Foi neste contexto, porque os percevejos se alimentam de plantas e a equipa estava interessada em perceber a expansão da nova espécie invasora, que criaram a página de Facebook Percevejo Asiático onde as pessoas podem partilhar fotografias de percevejos.

“De repente, em duas ou três semanas é como se fosse uma avalanche de publicações e a quantidade de positivos foi assustadora”, diz João Loureiro, referindo-se ao número de fotografias onde o percevejo que aparecia era realmente o Halyomorpha halys. “É um bom indicador de que há mais ocorrência este ano do que nos outros anos.”

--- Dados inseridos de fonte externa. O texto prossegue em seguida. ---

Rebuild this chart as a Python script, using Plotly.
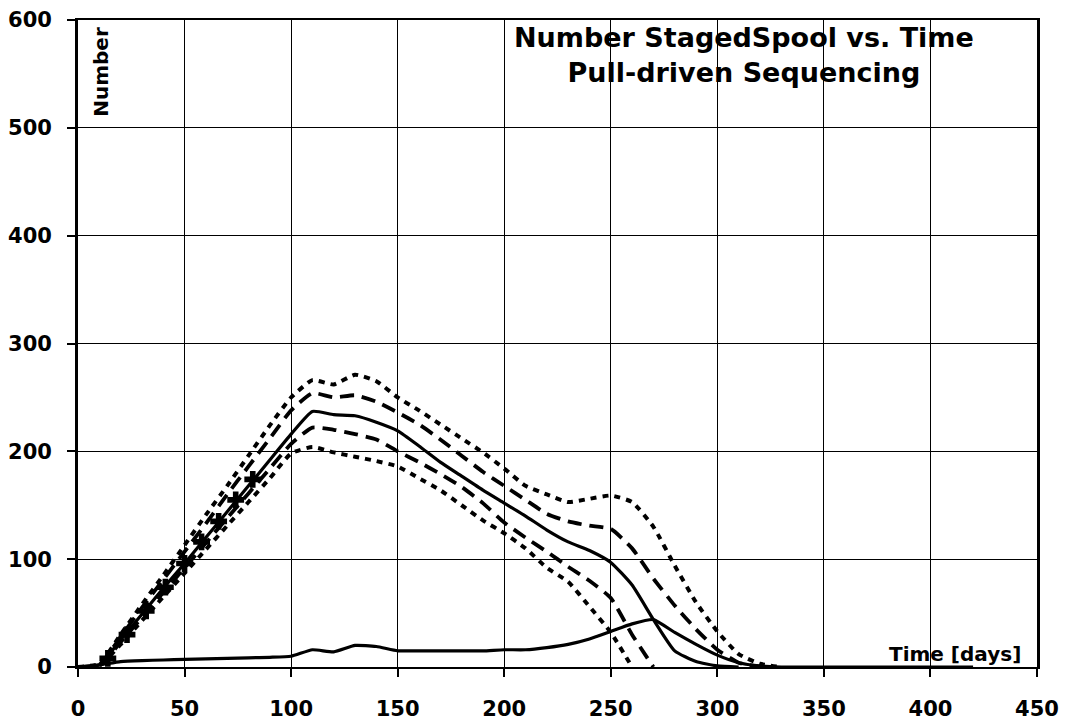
import plotly.graph_objects as go

# Time grid (days) for the five band curves
days = [0, 10, 20, 30, 40, 50, 60, 70, 80, 90, 100, 110, 120, 130, 140, 150, 160,
        170, 180, 190, 200, 210, 220, 230, 240, 250, 260, 270, 280, 290, 300, 310,
        320, 330]

# Number of staged spools: upper/lower bounds and mean
upper_dot = [0, 3, 30, 58, 85, 113, 141, 168, 196, 224, 250, 266, 262, 271, 265, 250,
             238, 225, 212, 199, 184, 168, 160, 153, 156, 159, 153, 130, 94, 60, 33,
             12, 3, 0]
upper_dash = [0, 2, 28, 55, 81, 107, 133, 160, 186, 212, 238, 254, 250, 252, 246, 236,
              225, 211, 196, 181, 168, 155, 142, 135, 131, 128, 110, 82, 57, 35, 16,
              4, 0, None]
mean_line = [0, 2, 25, 49, 73, 96, 120, 144, 168, 192, 216, 237, 234, 233, 227, 219,
             205, 190, 177, 164, 152, 140, 127, 116, 108, 97, 76, 44, 15, 5, 1, 0,
             None, None]
lower_dash = [0, 1, 23, 46, 69, 92, 115, 138, 161, 184, 207, 222, 220, 216, 211, 200,
              190, 179, 167, 152, 134, 120, 107, 93, 80, 64, 30, 0, None, None, None,
              None, None, None]
lower_dot = [0, 1, 21, 43, 65, 87, 109, 131, 153, 175, 198, 204, 199, 195, 191, 186,
             175, 164, 150, 136, 124, 110, 92, 79, 56, 32, 0, None, None, None, None,
             None, None, None]

# Low-level curve running along the bottom
days_low = [0, 10, 20, 30, 40, 50, 60, 70, 80, 90, 100, 110, 120, 130, 140, 150, 160,
            170, 180, 190, 200, 210, 220, 230, 240, 250, 260, 270, 280, 290, 300, 310,
            320, 330, 340, 350, 360, 370, 380, 390, 400, 410, 420]
low_line = [0, 2, 5, 6, 6.5, 7, 7.5, 8, 8.5, 9, 10, 16, 14, 20, 19, 15, 15, 15, 15, 15,
            16, 16, 18, 21, 26, 33, 40, 44, 32, 21, 11, 4, 1, 0, 0, 0, 0, 0, 0, 0, 0,
            0, 0]

# Sample markers along the initial ramp
marker_days = [14, 23, 32, 41, 50, 58, 66, 74, 82]
marker_vals = [8, 30, 52, 74, 96, 116, 135, 155, 174]

x_ticks = [0, 50, 100, 150, 200, 250, 300, 350, 400, 450]
y_ticks = [0, 100, 200, 300, 400, 500, 600]

FONT = "DejaVu Sans"
INK = "black"

fig = go.Figure()

band = [
    (upper_dot, "6px,6px", 4),
    (upper_dash, "14px,8px", 3.8),
    (mean_line, "solid", 3.2),
    (lower_dash, "14px,8px", 3.8),
    (lower_dot, "6px,6px", 4),
]
for vals, dash, width in band:
    fig.add_trace(go.Scatter(
        x=days, y=vals, mode="lines",
        line=dict(color=INK, width=width, dash=dash, shape="spline", smoothing=0.5),
        connectgaps=False, showlegend=False, hoverinfo="skip",
    ))

fig.add_trace(go.Scatter(
    x=days_low, y=low_line, mode="lines",
    line=dict(color=INK, width=3.2, shape="spline", smoothing=0.5),
    showlegend=False, hoverinfo="skip",
))

fig.add_trace(go.Scatter(
    x=marker_days, y=marker_vals, mode="markers",
    marker=dict(symbol="cross", size=14, color=INK, line=dict(width=0)),
    showlegend=False, hoverinfo="skip",
))

axis_common = dict(
    showgrid=True, gridcolor=INK, gridwidth=1.4,
    zeroline=False, showline=True, linecolor=INK, mirror=True,
    ticks="outside", ticklen=8, tickwidth=1.5, tickcolor=INK,
    automargin=False,
    tickfont=dict(family=FONT, size=21, color=INK, weight="bold"),
)

fig.update_xaxes(range=[0, 450], tickvals=x_ticks, linewidth=2,
                 ticklabelstandoff=14, **axis_common)
fig.update_yaxes(range=[0, 600], tickvals=y_ticks, linewidth=2.8,
                 ticklabelstandoff=11, **axis_common)

fig.update_layout(
    width=1068, height=728,
    margin=dict(l=78, r=31, t=20, b=61),
    paper_bgcolor="white", plot_bgcolor="white",
    annotations=[
        dict(text="Number StagedSpool vs. Time<br>Pull-driven Sequencing",
             xref="paper", yref="paper", x=0.6945, y=0.946,
             xanchor="center", yanchor="middle", showarrow=False,
             font=dict(family=FONT, size=27, color=INK, weight="bold")),
        dict(text="Number", xref="paper", yref="paper", x=0.024, y=0.92,
             xanchor="center", yanchor="middle", textangle=-90, showarrow=False,
             font=dict(family=FONT, size=20, color=INK, weight="bold")),
        dict(text="Time [days]", xref="paper", yref="paper", x=0.9854, y=0.02,
             xanchor="right", yanchor="middle", showarrow=False,
             font=dict(family=FONT, size=20, color=INK, weight="bold")),
    ],
)

fig.write_html("out.html")
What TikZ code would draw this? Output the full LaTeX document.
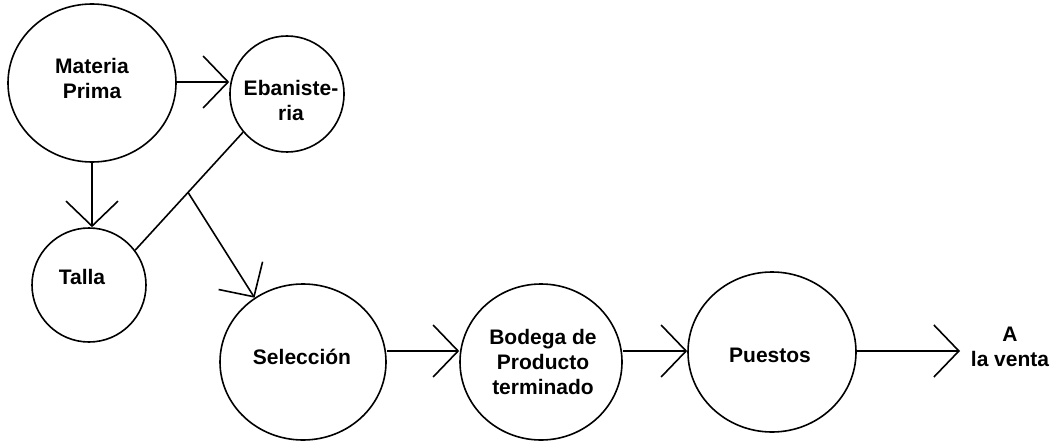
\documentclass[tikz,border=0pt]{standalone}
\usepackage{fontspec}
\setmainfont{Liberation Sans}
\usetikzlibrary{arrows.meta,calc,shapes.geometric}
\tikzset{
  stage/.style 2 args={ellipse,draw,line width=1.6pt,inner sep=0pt,minimum width=#1,minimum height=#2},
  lbl/.style={font=\fontsize{21}{25}\selectfont\bfseries,align=center,inner sep=0pt},
  flow/.style={line width=1.6pt,-{Straight Barb[length=25pt,width=52pt,line width=1.6pt]}},
  link/.style={line width=1.6pt}
}
\begin{document}
\begin{tikzpicture}[x=1pt,y=-1pt]
\useasboundingbox (0,0) rectangle (1059,441);
\node[stage={168pt}{158pt}] (mp) at (92,83) {};
\node[stage={114pt}{116pt}] (eb) at (287,94) {};
\node[stage={114pt}{114pt}] (ta) at (89,285) {};
\node[stage={166pt}{156pt}] (se) at (303,362) {};
\node[stage={162pt}{156pt}] (bo) at (541,362) {};
\node[stage={168pt}{160pt}] (pu) at (772,352) {};
\node[lbl] (mpt) at (92,78) {Materia\\Prima};
\node[lbl] (ebt) at (291,100) {Ebaniste-\\ria};
\node[lbl] (tat) at (82,277) {Talla};
\node[lbl] (set) at (302,357) {Selección};
\node[lbl] (bot) at (543,362) {Bodega de\\Producto\\terminado};
\node[lbl] (put) at (770,355) {Puestos};
\node[lbl] (ven) at (1010,347) {A\\la venta};
\draw[flow] (mp.east |- 0,82) -- (eb.west |- 0,82);
\draw[flow] (mp.south) -- (mp.south |- ta.north);
\draw[link] (ta.37) -- (eb.221);
\coordinate (j) at ($(ta.37)!0.49!(eb.221)$);
\draw[flow] (j) -- (se.127);
\draw[flow] (se.east |- 0,351) -- (bo.west |- 0,351);
\draw[flow] (bo.east |- 0,351) -- (pu.west |- 0,351);
\coordinate (end) at (960,351);
\draw[flow] (pu.east |- 0,351) -- (end);
\end{tikzpicture}
\end{document}
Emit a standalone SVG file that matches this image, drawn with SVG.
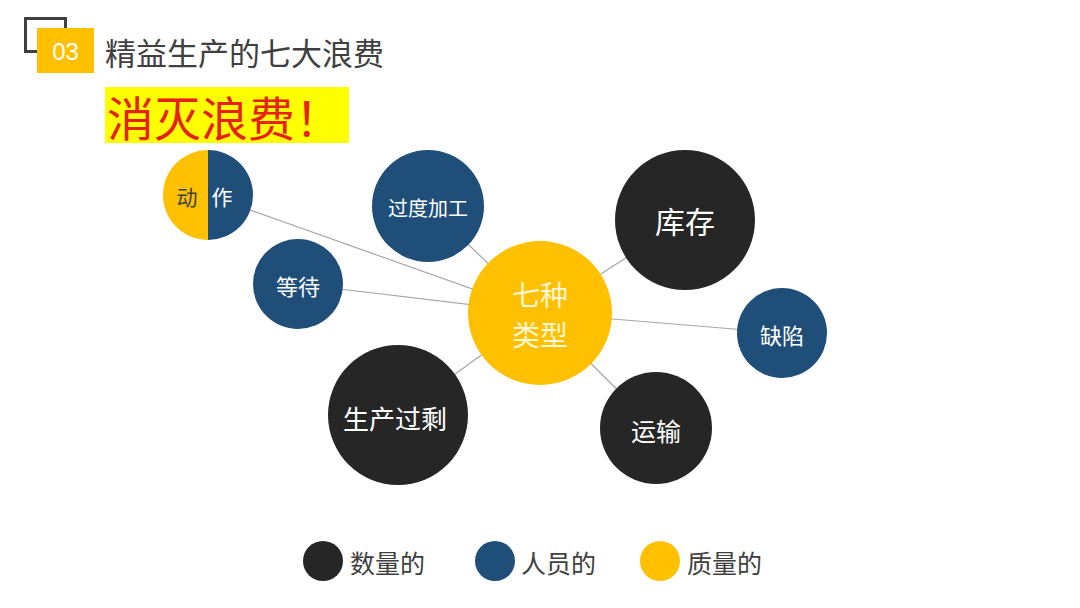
<svg xmlns="http://www.w3.org/2000/svg" width="1080" height="608" viewBox="0 0 1080 608">
<style>
.t{font-family:"Noto Sans CJK SC","Liberation Sans",sans-serif;text-anchor:middle;dominant-baseline:central}
.w{fill:#ffffff}
.dk{fill:#262626}
.bl{fill:#1f4e79}
.ye{fill:#ffc000}
.con{stroke:#a6a6a6;stroke-width:1.2;fill:none}
.lg{font-family:"Noto Sans CJK SC","Liberation Sans",sans-serif;font-size:25px;fill:#404040;dominant-baseline:central}
</style>
<rect width="1080" height="608" fill="#ffffff"/>
<g id="header">
<rect x="25.5" y="18.5" width="40" height="33" fill="none" stroke="#404040" stroke-width="3"/>
<rect x="37" y="28" width="57" height="45" fill="#ffc000"/>
<text x="65.5" y="51" class="t w" style="font-family:'Liberation Sans',sans-serif;font-size:24px">03</text>
<text x="105" y="51" style="font-family:'Noto Sans CJK SC',sans-serif;font-size:31px;fill:#404040;dominant-baseline:central">精益生产的七大浪费</text>
</g>
<g id="slogan">
<rect x="105" y="87" width="244" height="56" fill="#ffff00"/>
<text x="107" y="115" style="font-family:'Noto Sans CJK SC',sans-serif;font-size:47px;fill:#e62117;dominant-baseline:central">消灭浪费！</text>
</g>
<g id="connectors">
<line class="con" x1="540" y1="313" x2="208" y2="195"/>
<line class="con" x1="540" y1="313" x2="298" y2="284"/>
<line class="con" x1="540" y1="313" x2="428" y2="206"/>
<line class="con" x1="540" y1="313" x2="685" y2="220"/>
<line class="con" x1="540" y1="313" x2="782" y2="333"/>
<line class="con" x1="540" y1="313" x2="656" y2="428"/>
<line class="con" x1="540" y1="313" x2="398" y2="415"/>
</g>
<g id="node-action">
<path d="M208,150 A45,45 0 0 0 208,240 Z" class="ye"/>
<path d="M208,150 A45,45 0 0 1 208,240 Z" class="bl"/>
<text x="187" y="196" class="t" style="font-size:21px;fill:#404040">动</text>
<text x="222" y="196" class="t w" style="font-size:21px">作</text>
</g>
<g id="node-overprocessing">
<circle cx="428" cy="206" r="56" class="bl"/>
<text x="428" y="207" class="t w" style="font-size:20px">过度加工</text>
</g>
<g id="node-waiting">
<circle cx="298" cy="284" r="45" class="bl"/>
<text x="298" y="285" class="t w" style="font-size:22px">等待</text>
</g>
<g id="node-center">
<circle cx="540" cy="313" r="72" class="ye"/>
<text x="540" y="294" class="t" style="font-size:28px;fill:#fff6d5">七种</text>
<text x="540" y="334" class="t" style="font-size:28px;fill:#fff6d5">类型</text>
</g>
<g id="node-inventory">
<circle cx="685" cy="220" r="70" class="dk"/>
<text x="685" y="220" class="t w" style="font-size:30px">库存</text>
</g>
<g id="node-defect">
<circle cx="782" cy="333" r="45" class="bl"/>
<text x="782" y="334" class="t w" style="font-size:22px">缺陷</text>
</g>
<g id="node-transport">
<circle cx="656" cy="428" r="56" class="dk"/>
<text x="656" y="430" class="t w" style="font-size:25px">运输</text>
</g>
<g id="node-overproduction">
<circle cx="398" cy="415" r="70" class="dk"/>
<text x="395" y="417" class="t w" style="font-size:26px">生产过剩</text>
</g>
<g id="legend">
<circle cx="323" cy="561" r="20" class="dk"/>
<text x="350" y="562" class="lg">数量的</text>
<circle cx="495" cy="561" r="20" class="bl"/>
<text x="521" y="562" class="lg">人员的</text>
<circle cx="660" cy="561" r="20" class="ye"/>
<text x="687" y="562" class="lg">质量的</text>
</g>
</svg>
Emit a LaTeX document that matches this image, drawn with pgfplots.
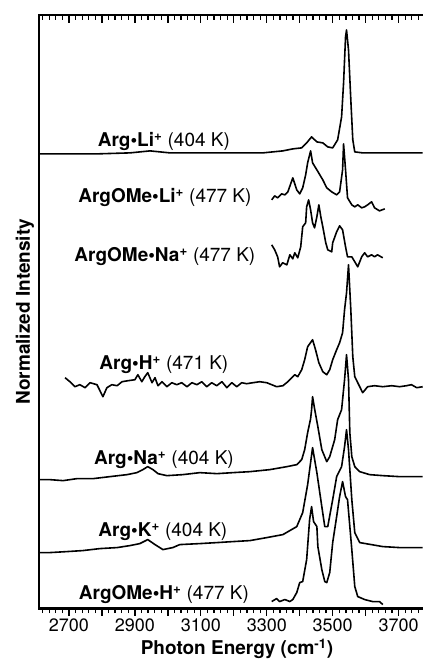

A segunda razão para a explosão de casos é a altura do ano. Neste momento, os percevejos-asiáticos vão entrar em hibernação. Por isso, vão à procura de lugares para passarem o Inverno. Os lugares que escolhem são “frestas das janelas, lugares mais escuros, tudo o que forem barracões”, descreve o biólogo.

É por isso que muitas pessoas relatam que aqueles insectos estão a entrar pela janela. “Percebemos o mal-estar que pode causar nas pessoas”, refere o especialista, acrescentando que aqueles insectos são completamente inofensivos para os humanos. “É uma chatice que daqui a duas ou três semanas vai terminar”, acrescenta.

O que fazer?

Este insecto também é conhecido por “percevejo-fedorento”, porque quando se pisa cheira mal. Por isso, João Loureiro recomenda que se varra os insectos para um alguidar com água e detergente, e se espere que eles morram. O biólogo pede para as pessoas matarem os insectos. Essa é uma forma de tentar estancar um pouco a proliferação do percevejo-asiático no meio natural.

“Trata-se de uma praga de difícil controlo, por não existirem insecticidas eficazes, havendo alguma experiência, nomeadamente em Itália, no recurso a um parasitoide para controlo biológico”, lê-se na nota do Ministério da Agricultura e Alimentação.

Em Fevereiro, os indivíduos saem da hibernação e vão pôr os ovos nas plantas para iniciar um novo ciclo. O insecto “alimenta-se de muita coisa, mais de 300 espécies de plantas, culturas agrícolas, tomate, maçã, quivi”, explica o biólogo. Sem predadores naturais, a espécie poderá vir a ter um impacto para os agricultores: “É disso que temos receio.”